┌──

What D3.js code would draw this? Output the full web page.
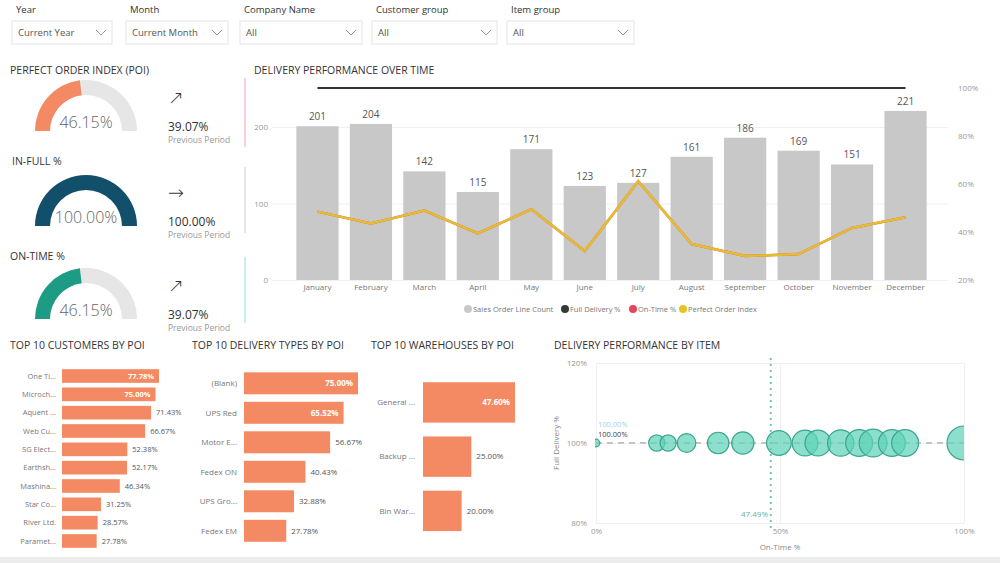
<!DOCTYPE html>
<html><head><meta charset="utf-8">
<script src="https://cdn.jsdelivr.net/npm/d3@7"></script>
<style>
body{margin:0;background:#fff;}
svg{display:block;font-family:"Open Sans","Noto Sans",sans-serif;}
</style></head><body>
<svg id="c" width="1000" height="563"></svg>
<script>
// ---------------- DATA ----------------
const filterLabels = ["Year", "Month", "Company Name", "Customer group", "Item group"];
const filterValues = ["Current Year", "Current Month", "All", "All", "All"];

const kpiTitles = ["PERFECT ORDER INDEX (POI)", "IN-FULL %", "ON-TIME %"];
const kpiValues = [46.15, 100.00, 46.15];
const kpiPrevious = [39.07, 100.00, 39.07];
const kpiArrows = ["↗", "→", "↗"];

const months = ["January","February","March","April","May","June","July","August","September","October","November","December"];
const salesOrderLineCount = [201, 204, 142, 115, 171, 123, 127, 161, 186, 169, 151, 221];
const fullDeliveryPct = [100, 100, 100, 100, 100, 100, 100, 100, 100, 100, 100, 100];
const onTimePct = [48.5, 43.6, 48.9, 39.4, 49.5, 32.1, 61.2, 35.0, 30.0, 30.8, 41.7, 46.15];
const perfectOrderIndex = [48.5, 43.6, 48.9, 39.4, 49.5, 32.1, 61.2, 35.0, 30.0, 30.8, 41.7, 46.15];
const leftTicks = [0, 100, 200];
const rightTicks = [20, 40, 60, 80, 100];
const legendLabels = ["Sales Order Line Count", "Full Delivery %", "On-Time %", "Perfect Order Index"];

const customerNames = ["One Ti...", "Microch...", "Aquent ...", "Web Cu...", "SG Elect...", "Earthsh...", "Mashina...", "Star Co...", "River Ltd.", "Paramet..."];
const customerPOI = [77.78, 75.00, 71.43, 66.67, 52.38, 52.17, 46.34, 31.25, 28.57, 27.78];

const deliveryTypes = ["(Blank)", "UPS Red", "Motor E...", "Fedex ON", "UPS Gro...", "Fedex EM"];
const deliveryTypePOI = [75.00, 65.52, 56.67, 40.43, 32.88, 27.78];

const warehouses = ["General ...", "Backup ...", "Bin War..."];
const warehousePOI = [47.60, 25.00, 20.00];

const itemOnTime = [0, 16.5, 19.6, 24.6, 33.2, 39.9, 49.7, 56.8, 60.3, 66.5, 71.5, 75.3, 80.4, 84.0, 100];
const itemFullDelivery = [100, 100, 100, 100, 100, 100, 100, 100, 100, 100, 100, 100, 100, 100, 100];
const itemOrderLines = [2, 9, 9, 12, 16, 17, 21, 23, 23, 24, 25, 27, 25, 25, 40];
const avgOnTime = 47.49;
const avgFullDelivery = 100.00;
const scatterXTicks = [0, 50, 100];
const scatterYTicks = [80, 100, 120];

// ---------------- DRAW ----------------
const svg = d3.select("#c");
svg.append("rect").attr("width", 1000).attr("height", 563).attr("fill", "#fff");

// Filters
const fX = [12, 126, 240, 372, 507];
const fW = [100, 102, 122, 125, 127];
filterLabels.forEach((l, i) => {
  svg.append("text").attr("x", fX[i] + 4).attr("y", 13).attr("font-size", 9.5).attr("fill", "#333").text(l);
  svg.append("rect").attr("x", fX[i]).attr("y", 21).attr("width", fW[i]).attr("height", 23)
    .attr("fill", "#fff").attr("stroke", "#e4e4e4");
  svg.append("text").attr("x", fX[i] + 6).attr("y", 36).attr("font-size", 9.5).attr("fill", "#555").text(filterValues[i]);
  const cx = fX[i] + fW[i] - 11;
  svg.append("path").attr("d", `M${cx-5},30 L${cx},35 L${cx+5},30`).attr("fill", "none").attr("stroke", "#999").attr("stroke-width", 1);
});

// KPI gauges
const gaugeColors = ["#f48a63", "#124f6b", "#1e9b85"];
const gaugeCY = [131, 226, 319];
const titleY = [74, 165, 260];
const angle = d3.scaleLinear().domain([0, 100]).range([-Math.PI / 2, Math.PI / 2]);
const arc = d3.arc().innerRadius(36).outerRadius(51);
kpiTitles.forEach((t, i) => {
  svg.append("text").attr("x", i === 1 ? 12 : 10).attr("y", titleY[i]).attr("font-size", 10.5).attr("fill", "#333").text(t);
  const g = svg.append("g").attr("transform", `translate(86,${gaugeCY[i]})`);
  g.append("path").attr("d", arc({startAngle: angle(0), endAngle: angle(100)})).attr("fill", "#e6e6e6");
  g.append("path").attr("d", arc({startAngle: angle(0), endAngle: angle(kpiValues[i])})).attr("fill", gaugeColors[i]);
  g.append("text").attr("x", 0).attr("y", -3).attr("text-anchor", "middle").attr("font-size", 16).attr("font-weight", 300)
    .attr("fill", "#666").text(kpiValues[i].toFixed(2) + "%");
  const base = gaugeCY[i];
  svg.append("text").attr("x", 168).attr("y", base - 27).attr("font-size", 19).attr("fill", "#333")
    .attr("font-family", "DejaVu Sans").attr("font-weight", 200).text(kpiArrows[i]);
  svg.append("text").attr("x", 168).attr("y", base).attr("font-size", 12).attr("fill", "#333").text(kpiPrevious[i].toFixed(2) + "%");
  svg.append("text").attr("x", 168).attr("y", base + 12).attr("font-size", 8.5).attr("fill", "#999").text("Previous Period");
});

// left accent lines
[[78, 147, "#f6c2cb"], [167, 233, "#dedede"], [257, 323, "#b5ead9"]].forEach(s => {
  svg.append("line").attr("x1", 245).attr("x2", 245).attr("y1", s[0]).attr("y2", s[1]).attr("stroke", s[2]).attr("stroke-width", 1.5);
});

// Main combo chart
svg.append("text").attr("x", 254).attr("y", 74).attr("font-size", 10.5).attr("fill", "#333").text("DELIVERY PERFORMANCE OVER TIME");
const x = d3.scaleBand().domain(months).range([291, 932]).paddingInner(0.21).paddingOuter(0.1);
const yL = d3.scaleLinear().domain([0, 250]).range([280, 88.75]);
const yR = d3.scaleLinear().domain([20, 100]).range([280, 88]);

const gl = svg.append("g").attr("transform", "translate(272,0)")
  .call(d3.axisLeft(yL).tickValues(leftTicks).tickSize(-(948 - 272)).tickPadding(4));
gl.select(".domain").remove();
gl.selectAll("line").attr("stroke", "#f0f0f0");
gl.selectAll("text").attr("fill", "#999").attr("font-size", 8).attr("font-family", "Open Sans");

const gr = svg.append("g").attr("transform", "translate(952,0)")
  .call(d3.axisRight(yR).tickValues(rightTicks).tickSize(0).tickPadding(6).tickFormat(d => d + "%"));
gr.select(".domain").remove();
gr.selectAll("text").attr("fill", "#999").attr("font-size", 8).attr("font-family", "Open Sans");

svg.append("g").selectAll("rect").data(months).join("rect")
  .attr("x", d => x(d)).attr("width", x.bandwidth())
  .attr("y", (d, i) => yL(salesOrderLineCount[i])).attr("height", (d, i) => yL(0) - yL(salesOrderLineCount[i]))
  .attr("fill", "#c8c8c8");
svg.append("g").selectAll("text").data(months).join("text")
  .attr("x", d => x(d) + x.bandwidth() / 2).attr("y", (d, i) => yL(salesOrderLineCount[i]) - 6)
  .attr("text-anchor", "middle").attr("font-size", 10).attr("fill", "#555")
  .text((d, i) => salesOrderLineCount[i]);

const gb = svg.append("g").attr("transform", "translate(0,280)")
  .call(d3.axisBottom(x).tickSize(0).tickPadding(4));
gb.select(".domain").remove();
gb.selectAll("text").attr("fill", "#777").attr("font-size", 8).attr("font-family", "Open Sans");

const line = arr => d3.line().x((d, i) => x(months[i]) + x.bandwidth() / 2).y(d => yR(d))(arr);
svg.append("path").attr("d", line(fullDeliveryPct)).attr("fill", "none").attr("stroke", "#333").attr("stroke-width", 2);
svg.append("path").attr("d", line(onTimePct)).attr("fill", "none").attr("stroke", "#e8455a").attr("stroke-width", 2.5);
svg.append("path").attr("d", line(perfectOrderIndex)).attr("fill", "none").attr("stroke", "#e3bf30").attr("stroke-width", 2.5);

// legend
const legColors = ["#c8c8c8", "#2f3b36", "#e8455a", "#e8c31f"];
const legX = [468, 565, 633, 683];
legendLabels.forEach((l, i) => {
  svg.append("circle").attr("cx", legX[i]).attr("cy", 309).attr("r", 4).attr("fill", legColors[i]);
  svg.append("text").attr("x", legX[i] + 5).attr("y", 312).attr("font-size", 7.5).attr("fill", "#777").text(l);
});

// Horizontal bar charts
function hbars(title, titleX, names, values, labelRight, barX, barMax, r0, r1, fontSize, insideCount) {
  svg.append("text").attr("x", titleX).attr("y", 349).attr("font-size", 10.5).attr("fill", "#333").text(title);
  const xs = d3.scaleLinear().domain([0, d3.max(values)]).range([barX, barMax]);
  const ys = d3.scaleBand().domain(names).range([r0, r1]).padding(0.255);
  const g = svg.append("g");
  g.selectAll("rect").data(names).join("rect")
    .attr("x", barX).attr("y", d => ys(d)).attr("height", ys.bandwidth())
    .attr("width", (d, i) => xs(values[i]) - barX).attr("fill", "#f48a63");
  g.selectAll("text.n").data(names).join("text").attr("class", "n")
    .attr("x", labelRight).attr("y", d => ys(d) + ys.bandwidth() / 2).attr("dy", "0.35em")
    .attr("text-anchor", "end").attr("font-size", fontSize).attr("fill", "#777").text(d => d);
  g.selectAll("text.v").data(names).join("text").attr("class", "v")
    .attr("x", (d, i) => i < insideCount ? xs(values[i]) - 5 : xs(values[i]) + 5)
    .attr("y", d => ys(d) + ys.bandwidth() / 2).attr("dy", "0.35em")
    .attr("text-anchor", (d, i) => i < insideCount ? "end" : "start")
    .attr("font-size", fontSize).attr("font-weight", (d, i) => i < insideCount ? 700 : 400)
    .attr("fill", (d, i) => i < insideCount ? "#fff" : "#555")
    .text((d, i) => values[i].toFixed(2) + "%");
}
hbars("TOP 10 CUSTOMERS BY POI", 10, customerNames, customerPOI, 56, 62, 159, 364.5, 552.5, 7.5, 2);
hbars("TOP 10 DELIVERY TYPES BY POI", 192, deliveryTypes, deliveryTypePOI, 237, 244, 358, 364.8, 549.3, 8, 2);
hbars("TOP 10 WAREHOUSES BY POI", 371, warehouses, warehousePOI, 415, 423, 515, 368.4, 544.9, 8, 1);

// Scatter
svg.append("text").attr("x", 554).attr("y", 349).attr("font-size", 10.5).attr("fill", "#333").text("DELIVERY PERFORMANCE BY ITEM");
const sx = d3.scaleLinear().domain([0, 100]).range([596, 964]);
const sy = d3.scaleLinear().domain([80, 120]).range([523, 363]);
const sr = d3.scaleSqrt().domain([0, 40]).range([0, 17]);

const sgx = svg.append("g").attr("transform", "translate(0,523)")
  .call(d3.axisBottom(sx).tickValues(scatterXTicks).tickSize(-160).tickPadding(5).tickFormat(d => d + "%"));
sgx.select(".domain").remove();
sgx.selectAll("line").attr("stroke", "#f0f0f0");
sgx.selectAll("text").attr("fill", "#999").attr("font-size", 8).attr("font-family", "Open Sans");

const sgy = svg.append("g").attr("transform", "translate(596,0)")
  .call(d3.axisLeft(sy).tickValues(scatterYTicks).tickSize(-368).tickPadding(9).tickFormat(d => d + "%"));
sgy.select(".domain").remove();
sgy.selectAll("line").attr("stroke", "#f0f0f0");
sgy.selectAll("text").attr("fill", "#999").attr("font-size", 8).attr("font-family", "Open Sans");

svg.append("text").attr("x", 780).attr("y", 550).attr("text-anchor", "middle").attr("font-size", 8).attr("fill", "#888").text("On-Time %");
svg.append("text").attr("transform", "translate(559,443) rotate(-90)").attr("text-anchor", "middle")
  .attr("font-size", 8).attr("fill", "#888").text("Full Delivery %");

// reference lines
svg.append("line").attr("x1", sx(0)).attr("x2", sx(100)).attr("y1", sy(avgFullDelivery)).attr("y2", sy(avgFullDelivery))
  .attr("stroke", "#c4c4c4").attr("stroke-width", 2).attr("stroke-dasharray", "6,5");
svg.append("line").attr("x1", sx(avgOnTime)).attr("x2", sx(avgOnTime)).attr("y1", 358).attr("y2", 530)
  .attr("stroke", "#78c3b2").attr("stroke-width", 2).attr("stroke-dasharray", "2,4");

svg.append("defs").append("clipPath").attr("id", "plotclip").append("rect")
  .attr("x", 595).attr("y", 363).attr("width", 369).attr("height", 160);
svg.append("g").attr("clip-path", "url(#plotclip)").selectAll("circle").data(itemOnTime).join("circle")
  .attr("cx", d => sx(d)).attr("cy", (d, i) => sy(itemFullDelivery[i])).attr("r", (d, i) => sr(itemOrderLines[i]))
  .attr("fill", "#5fd3b8").attr("fill-opacity", 0.72).attr("stroke", "#3aa68c").attr("stroke-width", 1.2);

svg.append("text").attr("x", 768).attr("y", 517).attr("text-anchor", "end").attr("font-size", 8).attr("fill", "#5fb39f").text(avgOnTime.toFixed(2) + "%");
svg.append("text").attr("x", 598).attr("y", 426.5).attr("font-size", 7.5).attr("fill", "#9fd2e6").text(avgFullDelivery.toFixed(2) + "%");
svg.append("text").attr("x", 598).attr("y", 436.5).attr("font-size", 7.5).attr("fill", "#444").text(avgFullDelivery.toFixed(2) + "%");

// bottom band
svg.append("rect").attr("x", 0).attr("y", 557).attr("width", 1000).attr("height", 6).attr("fill", "#ececec");
</script>
</body></html>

└──

## Stated goal
Exactly as they appear, print the lines of the listing above from its first line through the line that contains "const warehousePOI = [47.60, 25.00, 20.00];", minus the pictures.

## Answer
What D3.js code would draw this? Output the full web page.
<!DOCTYPE html>
<html><head><meta charset="utf-8">
<script src="https://cdn.jsdelivr.net/npm/d3@7"></script>
<style>
body{margin:0;background:#fff;}
svg{display:block;font-family:"Open Sans","Noto Sans",sans-serif;}
</style></head><body>
<svg id="c" width="1000" height="563"></svg>
<script>
// ---------------- DATA ----------------
const filterLabels = ["Year", "Month", "Company Name", "Customer group", "Item group"];
const filterValues = ["Current Year", "Current Month", "All", "All", "All"];

const kpiTitles = ["PERFECT ORDER INDEX (POI)", "IN-FULL %", "ON-TIME %"];
const kpiValues = [46.15, 100.00, 46.15];
const kpiPrevious = [39.07, 100.00, 39.07];
const kpiArrows = ["↗", "→", "↗"];

const months = ["January","February","March","April","May","June","July","August","September","October","November","December"];
const salesOrderLineCount = [201, 204, 142, 115, 171, 123, 127, 161, 186, 169, 151, 221];
const fullDeliveryPct = [100, 100, 100, 100, 100, 100, 100, 100, 100, 100, 100, 100];
const onTimePct = [48.5, 43.6, 48.9, 39.4, 49.5, 32.1, 61.2, 35.0, 30.0, 30.8, 41.7, 46.15];
const perfectOrderIndex = [48.5, 43.6, 48.9, 39.4, 49.5, 32.1, 61.2, 35.0, 30.0, 30.8, 41.7, 46.15];
const leftTicks = [0, 100, 200];
const rightTicks = [20, 40, 60, 80, 100];
const legendLabels = ["Sales Order Line Count", "Full Delivery %", "On-Time %", "Perfect Order Index"];

const customerNames = ["One Ti...", "Microch...", "Aquent ...", "Web Cu...", "SG Elect...", "Earthsh...", "Mashina...", "Star Co...", "River Ltd.", "Paramet..."];
const customerPOI = [77.78, 75.00, 71.43, 66.67, 52.38, 52.17, 46.34, 31.25, 28.57, 27.78];

const deliveryTypes = ["(Blank)", "UPS Red", "Motor E...", "Fedex ON", "UPS Gro...", "Fedex EM"];
const deliveryTypePOI = [75.00, 65.52, 56.67, 40.43, 32.88, 27.78];

const warehouses = ["General ...", "Backup ...", "Bin War..."];
const warehousePOI = [47.60, 25.00, 20.00];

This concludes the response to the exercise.